Now lets take it even further by adding a vertical dotted line which shows the average rainfall for each location during this four year period. For this you will have to draw on your learnings from last week as well.

r.mean <- d.rain[, list(mean = mean(rain)), by = .(local)]

p1.5 +
 geom_vline(data = r.mean, aes(xintercept=mean),linetype =2)

Please note that you do not have to build your plots in a stepwise fashion such as this example, you can do all of it in one go.

p1 <- 
  ggplot() +
  geom_density(data= d.rain,aes(x = rain)) +
   geom_vline(data = r.mean, aes(xintercept=mean),linetype =2) +
     scale_x_continuous(breaks = scales::pretty_breaks(n = 5),
                        expand = c(0, 0),limits = c(min(d.rain$rain),max(d.rain$rain))) +
     scale_y_continuous(breaks = scales::pretty_breaks(n = 5),
                        expand = c(0, 0),limits = c(0,0.0105)) +
  labs(x = "Total growing season rainfall (mm)",y = "Density", title = "Growing season rainfall by location (2016-2019)") +
  facet_wrap(.~local) +
  theme_bw(base_size = 11)
  p1

The last step is to save your data.

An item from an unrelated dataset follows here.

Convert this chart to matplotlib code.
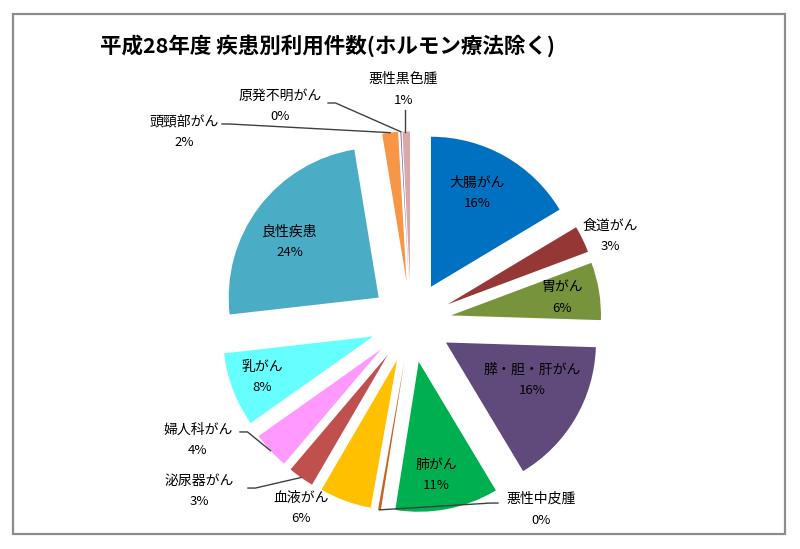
import numpy as np
import matplotlib
matplotlib.use("Agg")
import matplotlib.pyplot as plt
from matplotlib.patches import Rectangle

plt.rcParams['font.family'] = ['Noto Sans CJK JP', 'DejaVu Sans']

# data (clockwise from 12 o'clock)
categories = ['大腸がん', '食道がん', '胃がん', '膵・胆・肝がん', '肺がん', '悪性中皮腫',
              '血液がん', '泌尿器がん', '婦人科がん', '乳がん', '良性疾患',
              '頭頸部がん', '原発不明がん', '悪性黒色腫']
values = [16.4, 2.9, 6.2, 15.9, 11.1, 0.3, 5.6, 2.8, 4.0, 8.0, 24.2, 1.7, 0.1, 0.8]
colors = ['#0070C0', '#953735', '#77933C', '#604A7B', '#00B050', '#C0661E',
          '#FFC000', '#C0504D', '#FF99FF', '#66FFFF', '#4BACC6',
          '#F79646', '#8064A2', '#D9A8A8']

# label placement (pie units) and optional leader start point
label_pos = {
    '大腸がん': (0.44, 0.86), '食道がん': (1.33, 0.57), '胃がん': (1.01, 0.16),
    '膵・胆・肝がん': (0.81, -0.39), '肺がん': (0.17, -1.02),
    '悪性中皮腫': (0.87, -1.25), '血液がん': (-0.73, -1.24),
    '泌尿器がん': (-1.41, -1.13), '婦人科がん': (-1.42, -0.79),
    '乳がん': (-0.99, -0.37), '良性疾患': (-0.81, 0.53),
    '頭頸部がん': (-1.51, 1.27), '原発不明がん': (-0.87, 1.44),
    '悪性黒色腫': (-0.05, 1.55),
}
leader_start = {
    '頭頸部がん': (-1.26, 1.32), '原発不明がん': (-0.553, 1.46),
    '悪性黒色腫': (-0.04, 1.413), '悪性中皮腫': (0.58, -1.207),
    '泌尿器がん': (-1.087, -1.107), '婦人科がん': (-1.14, -0.733),
}

W, H = 800, 549
R = 150.0
cx, cy = 411, 322

fig = plt.figure(figsize=(W / 100, H / 100), dpi=100)
ax = fig.add_axes([0, 0, 1, 1])

wedges, _ = ax.pie(values, colors=colors, startangle=90, counterclock=False,
                   explode=[0.27] * len(values), radius=1,
                   wedgeprops=dict(linewidth=0))

ax.set_xlim(-cx / R, (W - cx) / R)
ax.set_ylim(-(H - cy) / R, cy / R)
ax.set_aspect('equal')
ax.axis('off')

dy = 10.5 / R
for w, name, v in zip(wedges, categories, values):
    x, y = label_pos[name]
    ax.text(x, y + dy, name, ha='center', va='center', fontsize=10)
    ax.text(x, y - dy, f'{round(v)}%', ha='center', va='center', fontsize=9.5)
    if name in leader_start:
        mid = np.deg2rad((w.theta1 + w.theta2) / 2)
        ex, ey = w.center
        px, py = ex + np.cos(mid), ey + np.sin(mid)
        sx, sy = leader_start[name]
        if name == '悪性黒色腫':
            ax.plot([sx, sx], [sy, py], color='#404040', lw=1)
        else:
            step = 0.05 if px > sx else -0.05
            ax.plot([sx, sx + step, px], [sy, sy, py], color='#404040', lw=1)

fig.text(100 / W, 1 - 46 / H, '平成28年度 疾患別利用件数(ホルモン療法除く)',
         ha='left', va='center', fontsize=15.5, fontweight='bold')

fig.patches.append(Rectangle((13 / W, 1 - 534 / H), (785 - 13) / W, (534 - 14) / H,
                             transform=fig.transFigure, fill=False,
                             edgecolor='#8C8C8C', linewidth=1.6))

fig.savefig('out.png', dpi=100)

Its imporant that you always specify the dimensions and resolution of your image.

ggsave("Figures/Figure1_rainfall.png",p1,units = "cm",width = 16, height = 16/3*2,dpi=1200)

Yield plots

Ok, now its your turn.

  1. Plot the density of actual wheat yields by location. Stretch goal: remove the labels of the vertical axis.

  2. Now plot the relationship between yield and total nitrogen application by location using a scatter plot (point) with the year indicated by the colour of the point.